Tanpa mereka sadari, gerombolan pelajar-pelajar biasa yang tadi khidmat berkumpul menghadap tiang bendera, lalu kemudian menghambur ke arah mereka bukan hanya untuk mengucapkan selamat. Dan pasti, terlontar kata-kata:

“Oleh-olehnya mana, boi???” kata-kata ini pasti ada disetiap orang-orang terdekatnya kunjungan kemanapun.

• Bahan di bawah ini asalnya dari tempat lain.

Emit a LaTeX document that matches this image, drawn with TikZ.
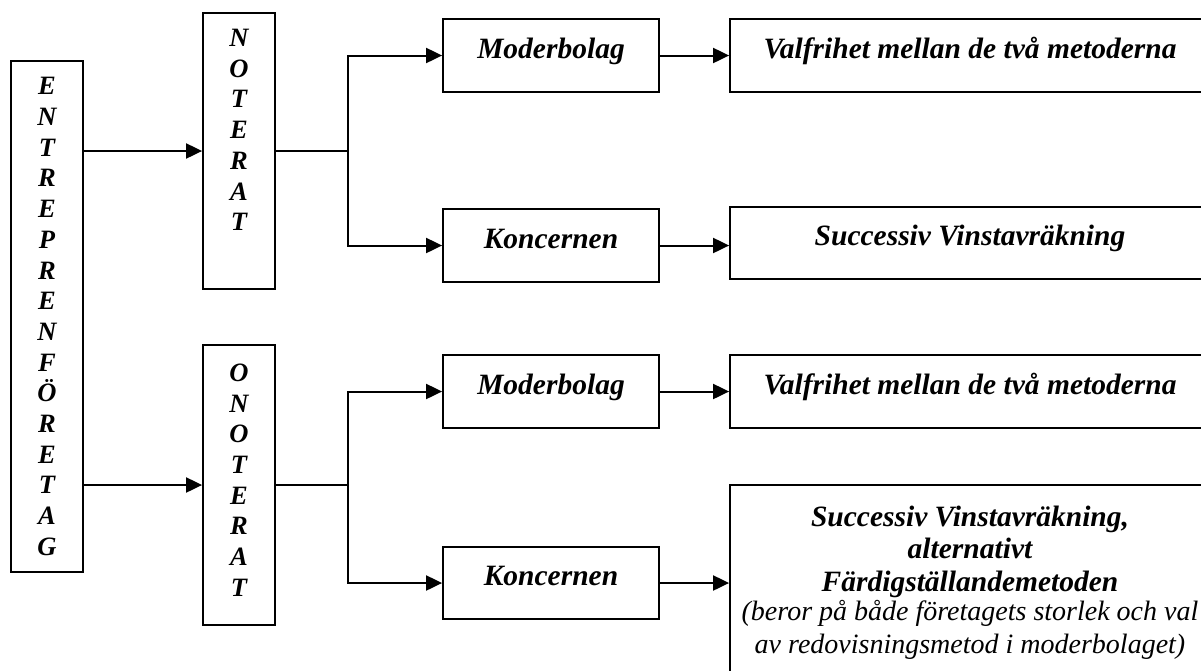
\documentclass[tikz,border=0pt]{standalone}
\usepackage{fontspec}
\setmainfont{Liberation Serif}
\usetikzlibrary{arrows.meta, positioning}

\tikzset{
    ruta/.style={draw, line width=1.8pt, inner sep=0pt, align=center},
    hruta/.style={ruta, minimum width=216pt, minimum height=73pt,
        font=\bfseries\itshape\fontsize{29.5}{32.5}\selectfont,
        text height=19pt, text depth=14pt},
    vruta/.style={ruta, minimum width=72pt,
        font=\bfseries\itshape\fontsize{26.5}{30.7}\selectfont},
    pil/.style={-{Triangle[length=16pt, width=15pt]}, line width=2pt},
    linje/.style={line width=1.3pt}
}

\begin{document}
\begin{tikzpicture}[x=1pt, y=-1pt]
        \useasboundingbox (0,0) rectangle (1201,670);

        % Entreprenadföretag
        \node[vruta, minimum height=511pt] (entre) at (47,316.5)
            {E\\N\\T\\R\\E\\P\\R\\E\\N\\F\\Ö\\R\\E\\T\\A\\G};

        % Noterat / onoterat
        \node[vruta, minimum height=276pt, text depth=42pt] (noterat) at (239,151)
            {N\\O\\T\\E\\R\\A\\T};
        \node[vruta, minimum height=280pt, text depth=10pt] (onoterat) at (239,485)
            {O\\N\\O\\T\\E\\R\\A\\T};

        \draw[pil] (entre.east |- noterat.west) -- (noterat.west);
        \draw[pil] (entre.east |- onoterat.west) -- (onoterat.west);

        % --- Noterat ---
        \node[hruta] (mod1) at (551,55.5) {Moderbolag};
        \node[hruta] (kon1) at (551,245.5) {Koncernen};
        \node[hruta, minimum width=480pt] (val1) at (970,55.5) {Valfrihet mellan de två metoderna};
        \node[hruta, minimum width=480pt, minimum height=72pt] (suc1) at (970,243) {Successiv Vinstavräkning};

        \draw[linje] (noterat.east) -- ++(72,0) coordinate (gren1);
        \draw[pil] (gren1) |- (mod1.west);
        \draw[pil] (gren1) |- (kon1.west);
        \draw[pil] (mod1.east) -- (val1.west);
        \draw[pil] (kon1.east) -- (kon1.east -| suc1.west);

        % --- Onoterat ---
        \node[hruta] (mod2) at (551,391.5) {Moderbolag};
        \node[hruta, minimum height=72pt] (kon2) at (551,583) {Koncernen};
        \node[hruta, minimum width=480pt] (val2) at (970,391.5) {Valfrihet mellan de två metoderna};
        \node[ruta, minimum width=480pt, minimum height=195pt, anchor=north,
              font=\bfseries\itshape\fontsize{29.5}{32.5}\selectfont] (suc2) at (970,484)
            {Successiv Vinstavräkning,\\alternativt\\Färdigställandemetoden\\[-3pt]
             {\mdseries\fontsize{28}{30}\selectfont (beror på både företagets storlek och val}\\
             {\mdseries\fontsize{28}{30}\selectfont av redovisningsmetod i moderbolaget)}};

        \draw[linje] (onoterat.east) -- ++(72,0) coordinate (gren2);
        \draw[pil] (gren2) |- (mod2.west);
        \draw[pil] (gren2) |- (kon2.west);
        \draw[pil] (mod2.east) -- (val2.west);
        \draw[pil] (kon2.east) -- (kon2.east -| suc2.west);

    \end{tikzpicture}
\end{document}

Tak terkecuali dua orang kelas atas yang saling meradang satu sama lain karena tak ada yang mau kalah untuk menyambut si jenius tanpa titel itu. Tapi, yang mereka dapat bukan sosok Andra, melainkan Pak Ghana yang menjadi orang kelima di barisan itu.

“Mana Andra, Pak???!!”

***

Ruang kelas yang senyap menghantam sosok tergopoh-gopoh menyusuri jajaran ruang lab Biologi, lab Bahasa, juga gedung serbaguna. Ia memutar dari alur yang biasa ditelusuri murid-murid pintar se-Pulau Bangka. Seminggu penuh jalanan itu tak dilalui olehnya. Ia bukannya melambat, namun menyegerakan derap lari yang dimulai dari jalur keluar disamping gedung serbaguna. Memang itu jalur berlumpur dan bisa saja ia terpeleset karena langkah lari yang tak tepat. Tapi, toh ia baik-baik saja dan melebihi ekspektasinya sendiri yang biasanya lebih lambat seketika melalui jalur riskan jika dilewati dengan cara itu. Kalaupun ada olimpiade melewati jalur lumpur itu, ia bisa diganjar medali emas yang tak ia dapat dengan tanding otak.

Meskipun begitu, untung saja Pak Sulaiman tak mengajarkan sosok itu aliran kapitalis, juga bukan aliran sebaliknya. Norma hidup dikampung lah yang menjadikan si fenomenal itu tak seegois orang-orang dengan akal pikiran di atas normal lain. Sambilan ikut membantu mengurus ternak, ia juga tidak pernah sekalipun melewatkan canda tawa suka ria orang kampung. Sekalian mengasah kapabilitas bersosial di dunia nyata.

Tibalah ia ke hadapan ruang kelas yang lengang dihisap oleh perhatian khidmat upacara. Apa yang ia cari sampai-sampai rela berimbai keringat sebiji jagung disekitar pipi? Harusnya ia berada disana untuk mendapat sambutan dari warga sekolah. Tak hiraukan riuh rendah dari lapangan upacara yang masih penuh sesak pelajar mengeroyok barisan pahlawan ilmu, ia masuk saja ke petakan luas dengan perabot belajar mengajar yang dari tahun ke tahun tetap sama, kecuali lomba menghias kelas saat tanggal tujuh belas.